Mellam also targeted proposals to regulate fly-in-fly-out (FIFO) activities undertaken by mining companies.

‘The powers of authorising officers are excessive and in some cases open to abuse.

‘The definition of “offshore” will lead to confusion with existing projects.’

‘Penalties are excessive and punitive. For example, a person engaging in FIFO—which is not defined—could be locked up for 15 years.’

He added that failing to provide information to the authorities could lead to a jail term of two years.

‘The definition of “offshore” will lead to confusion with existing projects that are onshore/offshore,’ he added.

Mellam did find some positives with the proposed revisions, however, pointing to the extension of exploration leases from two years to five years.

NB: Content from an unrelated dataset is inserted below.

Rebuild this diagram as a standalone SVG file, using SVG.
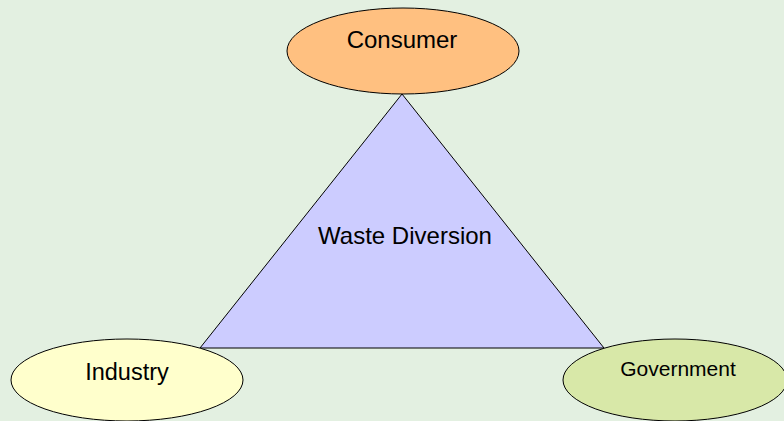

Also beneficial would be improvements to documentation, with plans required for community engagement, employment and training and rehabilitation. Feasibility studies and waste management methods would also be required.

‘The PNG authorities face a choice.’

Mellam was also critical of a proposal in the MRA Act to increase the production levy from 0.25 per cent to 0.5 per cent of gross production.

He pointed to the removal of any ‘direct or indirect representation’ for the industry on the Mineral Resource Authority’s (MRA’s) board.

Choice

Craig Jones, Executive General Manager for the proposed Wafi-Golpu gold-copper mine in Morobe Province, also speaking in Brisbane, said the PNG authorities must embrace one of two choices in revising the legislation.

‘The first is to ensure the continuation of stable fiscal and regulatory policies which have underwritten past successes of the resources sector in Papua New Guinea.

‘There is a great deal of uncertainty and nervousness created by the proposed amendments.’

‘(The second is) to grasp at legislative and taxation changes that will shake investor confidence and repel further investment in PNG.

‘But there is a great deal of uncertainty and nervousness created by the proposed amendments to the new Mining Act—the changes recently made to the MRA and changes to the taxation regime introduced in the 2017 Budget.’

Gas

Mellam was more positive on proposed natural gas policy, arguing for an investment framework that ‘properly supports a third party access regime for gas pipelines and related infrastructure’.

He regarded in a favourable light the requirement to meet domestic market obligations by providing up to 15 per cent of production for local use.

The requirement to use locally sourced labour he likewise considered to be a positive.

But he remained concerned about the future of the Mining Act, which he described as ‘critical to future investments in mineral exploration and development.’